French Arsenal of Democracy

It is my contention that the Royal Navy and the French Army won World War I. The Royal Navy were past masters at blockading, it is how they dealt with all continental wars in the centuries past and only the American Revolutionary War slipped past their grasp using this strategy. The British sea blockade and their halting of the German ability to source materials through neutral nations placed direct pressure on German ability to expand their war economy.

The French Army was important as it bore the brunt of the fighting and the largest amount of the front. The French ability to absorb the German offensive in March of 1918 and stop it from reaching Paris or the coast is what saved the allied cause. After that the German back was broken and the pressures of lack of manpower, materials and food all came together to collapse Germany's ability to conduct war.
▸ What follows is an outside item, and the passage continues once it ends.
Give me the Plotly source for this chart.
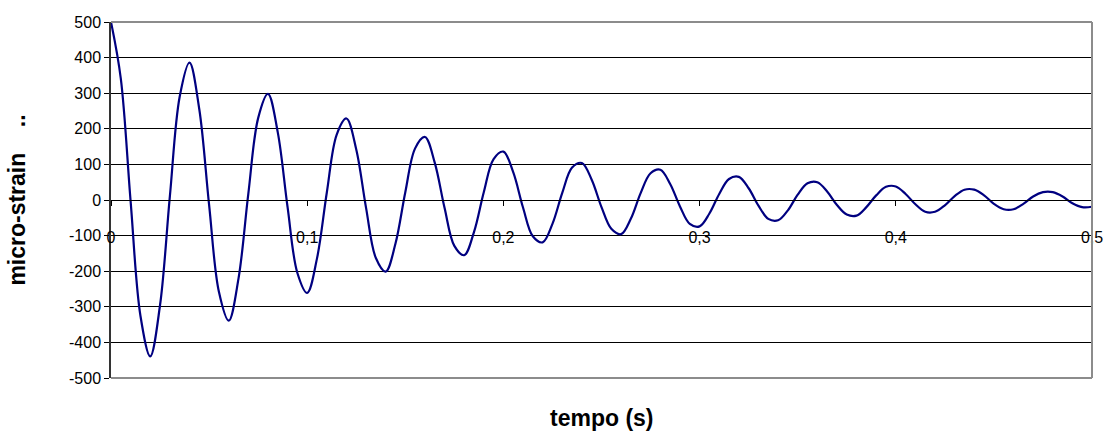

William H. McNeil writes in The Pursuit of Power that France was also the arsenal of democracy in World War I.

Originally the allies thought the war would be over in a couple of months, so it was never intended as more than a short term emergency. The rapid stalemate into trench warfare, the horrific losses against fixed defenses especially machine guns, and the sheer scale of industrial warfare (it went through a lot of ammunition and shells daily) led to a rapid re-ordering of the economies in France, Germany and Britain.

France was in a double bind as their main heavy industrial region had been invaded by the German Army. France lost nearly 65% of its coal production, 25% of iron output and almost half of its blast furnaces. To add to the concern artillery was using massive amounts of ammunition daily. This led to the French government establishing emergency measures to meet that demand. Employers were allowed to search railway stations and other military and mobilisation gathering points for skilled workers and co-opt them into the economy.

Any manufacturing location was pressed into working toward the war effort initially and the inefficient and high cost producers were weaned out through centralised material allocations as French production capacity stabilised and began to meet demand.

A French built Spad XIII of the United States Air Service.

The loss of eastern France meant that old and established patterns of working were no longer present. So new innovative methods of working were introduced by both capital and labor. Additionally, because so many natural resources were lost, France imported what it needed from overseas as it needed, allowing the economy to expand far past the limitations of local resources. Though there were pressures on material allocations as the British economy warmed up in 1915 and the American economy in 1917.

McNeill writes:

Here too [artillery shell production, tanks and aircraft ie WWI high tech] France equaled or exceeded what the other great powers were able to accomplish, so much so that when the American Expeditionary Force began to arrive in France, most of its heavy equipment was, by arrangement, supplied from French factories and arsenals. France, more than Britain and far more than America, became the arsenal of democracy in World War I.